名手耳鼻咽喉科 院長 金村 章(徳島市東大工町1丁目)

 病的な口臭は、いくつか原因が考えられますが、あなたがおっしゃる通り副鼻腔炎や慢性鼻炎が口臭の原因となることもあります。副鼻腔炎は蓄膿(ちくのう)症とも呼ばれ、その病名の方がなじみ深いかもしれません。

 鼻には、鼻の中の空気の通り道(鼻腔)と、それに連絡する洞穴(副鼻腔)が左右4つあります。健康な状態では、鼻腔から入った空気はスムーズに副鼻腔に流れていきます。
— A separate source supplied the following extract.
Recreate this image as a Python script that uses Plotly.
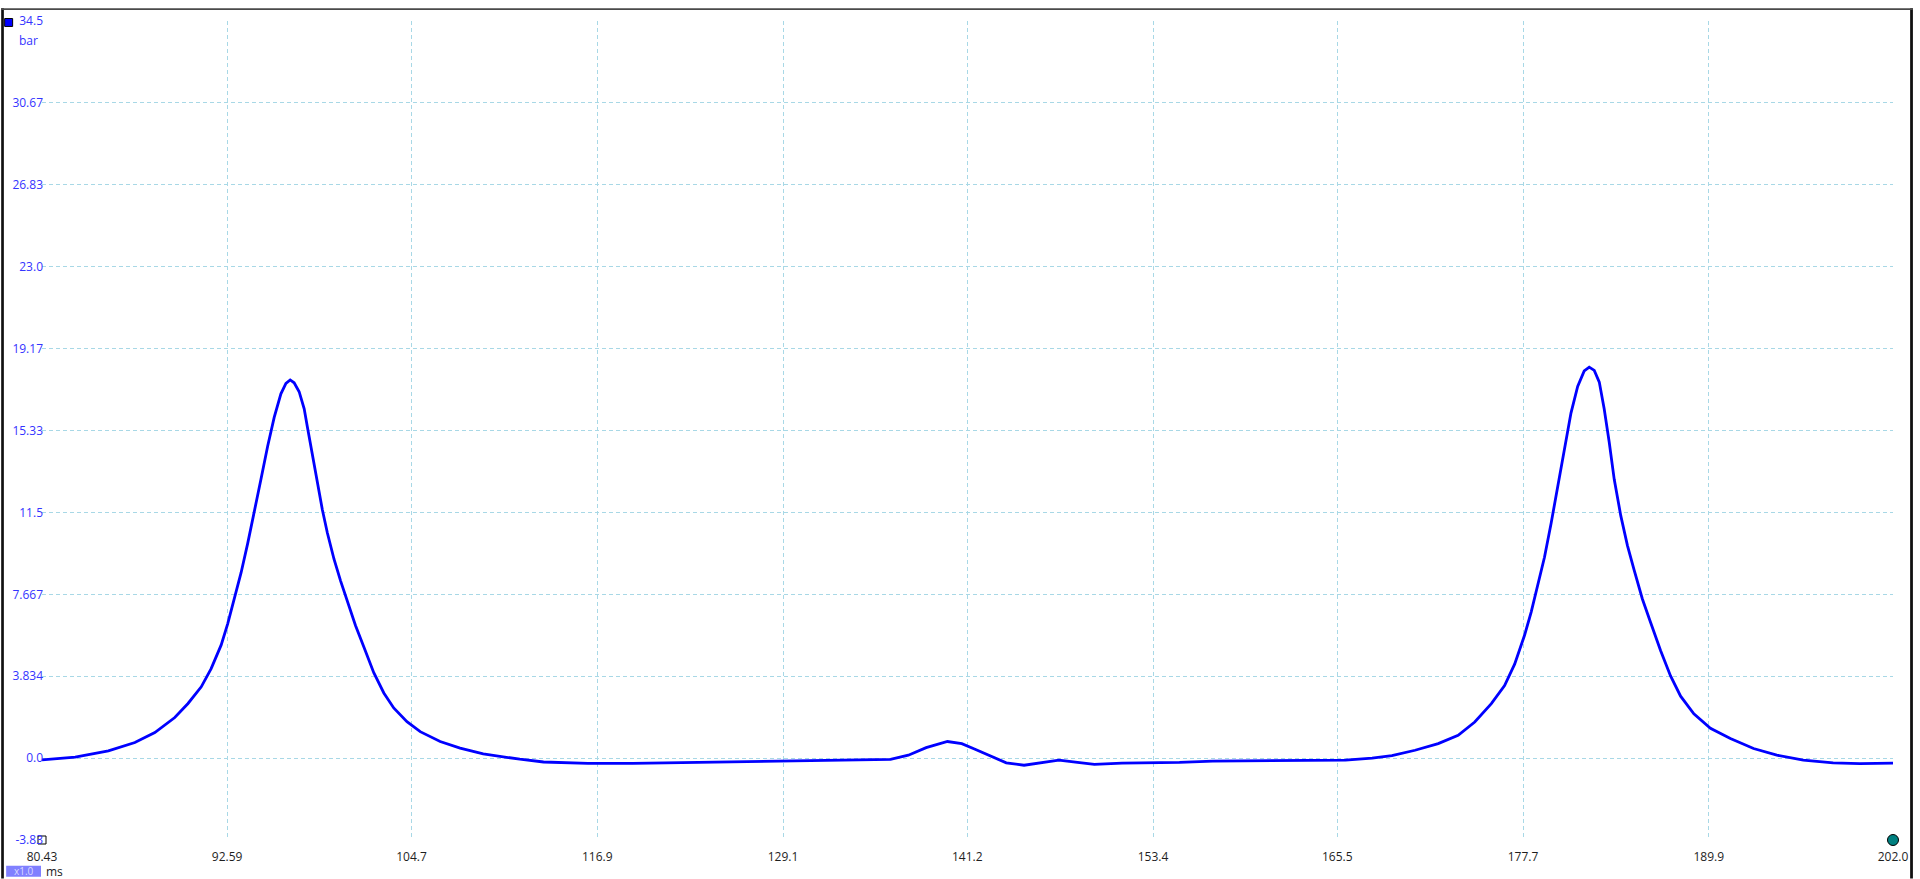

 ところが、ひどい風邪などで鼻腔から副鼻腔にばい菌が入りますと粘膜に炎症が起こり、そこから生じたネバネバした分泌物や膿(うみ)が副鼻腔内にたまります。エックス線撮影すると、本来なら空洞のため黒く写るべきところが、分泌物や膿のため白い陰影となって写し出されます。副鼻腔炎の鼻汁はとても粘り気があって、いくら鼻をかんでもすっきりとしません。

 就寝中に、そのたまった鼻汁がのどに流れ落ちることがあるでしょう。このことからも鼻と口腔はのどの奥の空洞でつながっていることが分かると思います。副鼻腔内にたまった魚や卵の腐ったようなにおいのする鼻汁や膿が、ストレートに吐く息に混じり、口臭となります。

 副鼻腔炎の治療は、鼻の中の分泌物、鼻汁を吸い取り、鼻の中の空気の通りをよくし、ネブライザーで粘膜をきれいにします。同時に抗生物質も服用します。現在はマクロライド系の抗生剤を少量長期間投与(約3カ月)することで、粘膜によい影響が出ています。

 あなたは「鼻汁は透明」とのことですが、流れ出ない副鼻腔内には黄色い膿がたまっているかもしれません。副鼻腔炎は治療が長期にわたることも多く、医者も患者も根気のいる病気です。自己診断で中断することなく、主治医とよく相談して治療を続けてみてください。

 また、鼻以外の口臭の原因として考えられる病的口臭としては、歯周病や歯肉炎などの歯の疾患、または胃腸病、糖尿病による肝炎などが挙げられるでしょう。これらは私の専門外ですが、今挙げた病気は口臭だけではなくそれぞれの症状が出るものです。これらの病気の症状に心当たりがあるのなら、専門医の診療を受けてください。

 口臭にはその他、生理的口臭、心因的口臭があります。朝起きたときの口臭は、睡眠中、唾液(だえき)分泌が少なくなり、口の中の粘膜が乾燥し、残っていた食べ物のかすなどが分解してにおいを発するものです。個人差はあるものの、だれにでもある生理的なものです。また、口臭は精神的に影響される場合もあります。

 長い間悩まされたとは思いますが、一度あなたが一番信頼されている方に、客観的に口臭の有無を確かめてもらうのも一つの方法だと思われます。